**WHAT YOU ARE ASKED TO DO**
Your task is to locate every line holding the string "this" and to copy each of them.

**RECORDS TO USE**
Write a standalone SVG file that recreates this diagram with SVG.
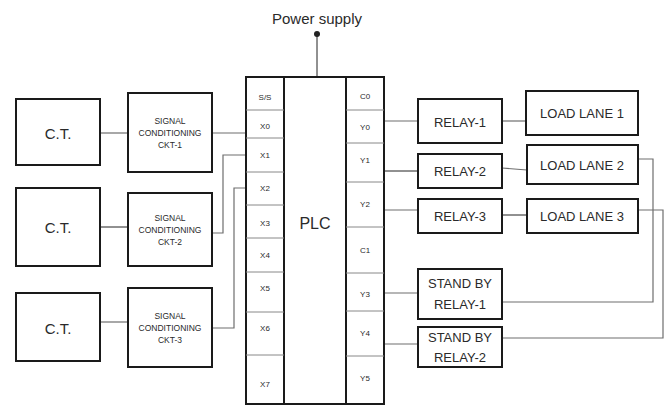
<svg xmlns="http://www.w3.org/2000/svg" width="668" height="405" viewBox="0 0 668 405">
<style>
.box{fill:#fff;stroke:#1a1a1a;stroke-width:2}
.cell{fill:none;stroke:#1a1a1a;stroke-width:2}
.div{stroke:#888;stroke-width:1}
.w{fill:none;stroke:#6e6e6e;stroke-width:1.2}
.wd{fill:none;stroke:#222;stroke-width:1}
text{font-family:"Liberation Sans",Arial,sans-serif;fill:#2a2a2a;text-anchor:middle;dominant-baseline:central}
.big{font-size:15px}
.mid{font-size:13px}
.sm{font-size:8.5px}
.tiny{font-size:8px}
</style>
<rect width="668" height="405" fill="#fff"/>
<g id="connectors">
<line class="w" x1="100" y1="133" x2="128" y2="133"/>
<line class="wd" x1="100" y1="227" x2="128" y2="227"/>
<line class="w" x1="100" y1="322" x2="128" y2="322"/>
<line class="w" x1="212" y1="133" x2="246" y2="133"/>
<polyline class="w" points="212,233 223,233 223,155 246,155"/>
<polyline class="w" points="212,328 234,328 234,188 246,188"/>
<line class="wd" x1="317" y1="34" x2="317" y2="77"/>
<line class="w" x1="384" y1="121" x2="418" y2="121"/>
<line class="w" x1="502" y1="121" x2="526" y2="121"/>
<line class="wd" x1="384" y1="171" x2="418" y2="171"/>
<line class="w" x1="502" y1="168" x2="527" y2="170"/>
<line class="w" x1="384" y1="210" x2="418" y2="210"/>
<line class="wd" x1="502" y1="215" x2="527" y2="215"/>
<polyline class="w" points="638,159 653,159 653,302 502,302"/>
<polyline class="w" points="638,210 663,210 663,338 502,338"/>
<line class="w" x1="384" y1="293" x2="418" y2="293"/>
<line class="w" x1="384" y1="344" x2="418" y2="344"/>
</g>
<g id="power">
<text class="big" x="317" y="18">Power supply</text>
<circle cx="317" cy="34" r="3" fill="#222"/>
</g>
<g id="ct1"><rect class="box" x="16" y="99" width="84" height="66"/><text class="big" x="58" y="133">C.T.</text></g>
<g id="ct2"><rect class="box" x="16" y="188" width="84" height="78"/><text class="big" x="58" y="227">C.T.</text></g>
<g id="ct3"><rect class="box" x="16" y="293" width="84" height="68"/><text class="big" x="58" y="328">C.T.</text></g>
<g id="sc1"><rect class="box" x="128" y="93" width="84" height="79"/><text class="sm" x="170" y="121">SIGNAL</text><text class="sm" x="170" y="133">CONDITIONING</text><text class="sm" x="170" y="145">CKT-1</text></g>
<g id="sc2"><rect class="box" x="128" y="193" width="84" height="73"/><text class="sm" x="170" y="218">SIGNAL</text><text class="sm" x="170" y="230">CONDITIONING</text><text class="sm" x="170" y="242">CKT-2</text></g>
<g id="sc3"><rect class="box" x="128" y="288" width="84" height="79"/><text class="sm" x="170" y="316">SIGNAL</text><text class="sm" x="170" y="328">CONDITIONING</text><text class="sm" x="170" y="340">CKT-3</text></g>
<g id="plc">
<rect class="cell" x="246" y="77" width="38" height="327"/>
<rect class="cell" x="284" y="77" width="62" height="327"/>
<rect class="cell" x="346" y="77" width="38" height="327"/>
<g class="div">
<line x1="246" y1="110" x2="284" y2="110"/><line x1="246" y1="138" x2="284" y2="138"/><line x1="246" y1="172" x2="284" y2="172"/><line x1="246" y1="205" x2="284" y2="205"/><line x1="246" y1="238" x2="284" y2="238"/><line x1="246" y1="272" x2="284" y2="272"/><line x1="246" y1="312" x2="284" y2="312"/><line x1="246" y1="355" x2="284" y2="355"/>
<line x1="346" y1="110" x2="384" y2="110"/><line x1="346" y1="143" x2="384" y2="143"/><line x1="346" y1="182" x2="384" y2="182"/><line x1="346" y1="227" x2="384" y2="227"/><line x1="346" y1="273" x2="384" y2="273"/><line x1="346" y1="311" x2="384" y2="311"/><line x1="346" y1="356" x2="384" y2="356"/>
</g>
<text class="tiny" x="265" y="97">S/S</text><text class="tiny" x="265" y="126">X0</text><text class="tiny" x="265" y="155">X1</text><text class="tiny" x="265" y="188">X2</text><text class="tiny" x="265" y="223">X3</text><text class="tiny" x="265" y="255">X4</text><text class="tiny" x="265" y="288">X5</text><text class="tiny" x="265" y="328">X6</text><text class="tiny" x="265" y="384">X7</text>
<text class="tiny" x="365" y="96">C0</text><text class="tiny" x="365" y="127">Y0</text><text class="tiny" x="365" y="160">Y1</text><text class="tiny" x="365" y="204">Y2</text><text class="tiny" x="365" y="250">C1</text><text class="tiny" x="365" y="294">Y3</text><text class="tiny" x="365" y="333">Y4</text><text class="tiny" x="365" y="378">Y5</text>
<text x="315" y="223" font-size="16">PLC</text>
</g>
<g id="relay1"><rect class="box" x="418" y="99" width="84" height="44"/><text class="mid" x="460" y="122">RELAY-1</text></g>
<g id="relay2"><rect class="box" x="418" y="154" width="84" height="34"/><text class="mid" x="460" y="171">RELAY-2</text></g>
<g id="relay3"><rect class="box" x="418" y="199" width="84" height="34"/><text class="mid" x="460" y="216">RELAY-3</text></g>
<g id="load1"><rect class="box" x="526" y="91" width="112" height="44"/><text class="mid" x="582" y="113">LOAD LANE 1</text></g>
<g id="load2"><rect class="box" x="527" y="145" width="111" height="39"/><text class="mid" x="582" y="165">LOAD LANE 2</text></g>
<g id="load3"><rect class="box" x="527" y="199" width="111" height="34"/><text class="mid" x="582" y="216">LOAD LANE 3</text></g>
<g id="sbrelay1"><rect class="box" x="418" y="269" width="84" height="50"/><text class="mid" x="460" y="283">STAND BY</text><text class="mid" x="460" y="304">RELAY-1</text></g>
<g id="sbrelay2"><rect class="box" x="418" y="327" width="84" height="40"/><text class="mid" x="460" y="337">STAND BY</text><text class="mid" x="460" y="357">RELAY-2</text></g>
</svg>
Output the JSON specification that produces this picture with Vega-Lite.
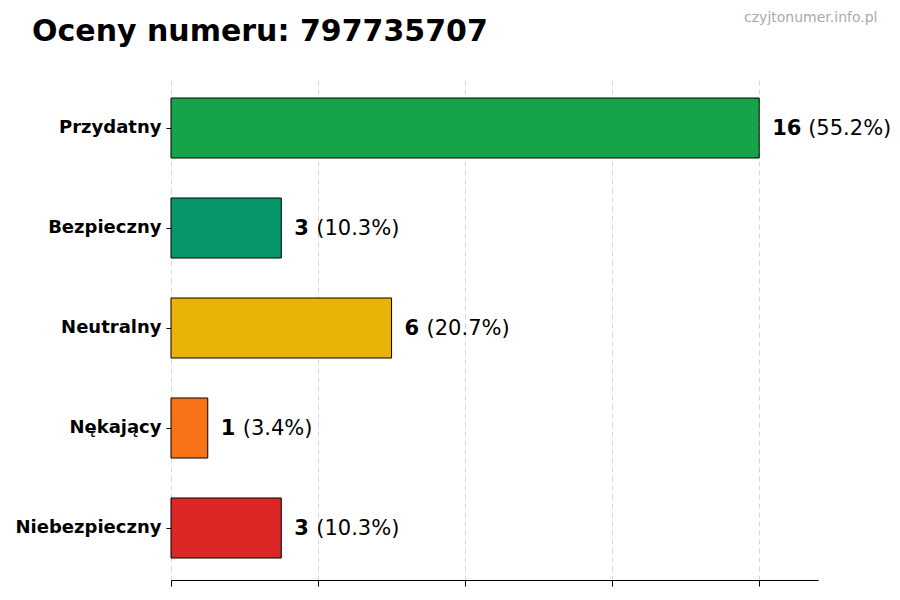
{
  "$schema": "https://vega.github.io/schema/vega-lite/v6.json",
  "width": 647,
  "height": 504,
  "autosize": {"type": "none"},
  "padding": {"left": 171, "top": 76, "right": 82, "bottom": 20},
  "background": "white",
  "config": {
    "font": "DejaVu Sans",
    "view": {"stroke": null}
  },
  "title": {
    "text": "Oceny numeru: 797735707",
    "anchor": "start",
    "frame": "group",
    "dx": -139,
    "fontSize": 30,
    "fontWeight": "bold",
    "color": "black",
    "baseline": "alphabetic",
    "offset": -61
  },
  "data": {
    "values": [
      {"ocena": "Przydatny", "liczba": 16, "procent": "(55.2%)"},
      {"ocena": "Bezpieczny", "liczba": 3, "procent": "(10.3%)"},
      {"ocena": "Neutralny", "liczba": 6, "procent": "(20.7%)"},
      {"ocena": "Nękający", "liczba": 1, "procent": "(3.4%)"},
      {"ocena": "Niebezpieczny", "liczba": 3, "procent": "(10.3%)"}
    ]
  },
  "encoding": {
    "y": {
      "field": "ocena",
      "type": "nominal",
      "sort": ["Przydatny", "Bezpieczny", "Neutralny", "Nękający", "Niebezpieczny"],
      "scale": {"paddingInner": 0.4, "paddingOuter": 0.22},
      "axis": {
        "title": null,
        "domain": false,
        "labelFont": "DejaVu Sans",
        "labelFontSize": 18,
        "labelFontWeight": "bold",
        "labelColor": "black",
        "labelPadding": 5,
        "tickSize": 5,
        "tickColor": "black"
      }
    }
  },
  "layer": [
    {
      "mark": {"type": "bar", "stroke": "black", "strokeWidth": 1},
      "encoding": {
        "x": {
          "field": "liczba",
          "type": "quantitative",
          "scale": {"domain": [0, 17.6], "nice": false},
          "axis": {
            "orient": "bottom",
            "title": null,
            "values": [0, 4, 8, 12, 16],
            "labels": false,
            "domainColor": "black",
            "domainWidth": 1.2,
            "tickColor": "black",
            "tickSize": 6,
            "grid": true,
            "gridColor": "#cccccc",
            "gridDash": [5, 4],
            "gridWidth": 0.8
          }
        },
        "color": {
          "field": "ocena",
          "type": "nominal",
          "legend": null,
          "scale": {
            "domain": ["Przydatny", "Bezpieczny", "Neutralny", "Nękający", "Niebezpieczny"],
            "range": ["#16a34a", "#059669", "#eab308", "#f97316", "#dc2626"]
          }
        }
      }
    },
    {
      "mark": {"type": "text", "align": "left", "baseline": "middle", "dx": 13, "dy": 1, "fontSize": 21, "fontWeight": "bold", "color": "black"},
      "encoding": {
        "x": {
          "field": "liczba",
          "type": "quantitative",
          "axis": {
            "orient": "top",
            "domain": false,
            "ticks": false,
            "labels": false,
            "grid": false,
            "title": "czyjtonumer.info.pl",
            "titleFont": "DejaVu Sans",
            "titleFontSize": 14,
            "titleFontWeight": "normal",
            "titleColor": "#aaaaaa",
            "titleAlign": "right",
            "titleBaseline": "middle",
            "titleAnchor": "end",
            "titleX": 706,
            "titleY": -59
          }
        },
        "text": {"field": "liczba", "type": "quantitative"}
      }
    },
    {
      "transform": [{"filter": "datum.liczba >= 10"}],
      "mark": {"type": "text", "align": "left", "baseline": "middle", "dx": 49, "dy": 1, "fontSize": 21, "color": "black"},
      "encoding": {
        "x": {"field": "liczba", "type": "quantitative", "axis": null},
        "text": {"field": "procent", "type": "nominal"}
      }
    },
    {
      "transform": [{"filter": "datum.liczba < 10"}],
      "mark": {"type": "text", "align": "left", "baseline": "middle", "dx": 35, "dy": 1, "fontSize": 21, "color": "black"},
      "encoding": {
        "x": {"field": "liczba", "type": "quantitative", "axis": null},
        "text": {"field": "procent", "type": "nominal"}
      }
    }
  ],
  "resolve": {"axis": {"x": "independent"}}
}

**RIGHT ANSWER**
Write a standalone SVG file that recreates this diagram with SVG.
Output the JSON specification that produces this picture with Vega-Lite.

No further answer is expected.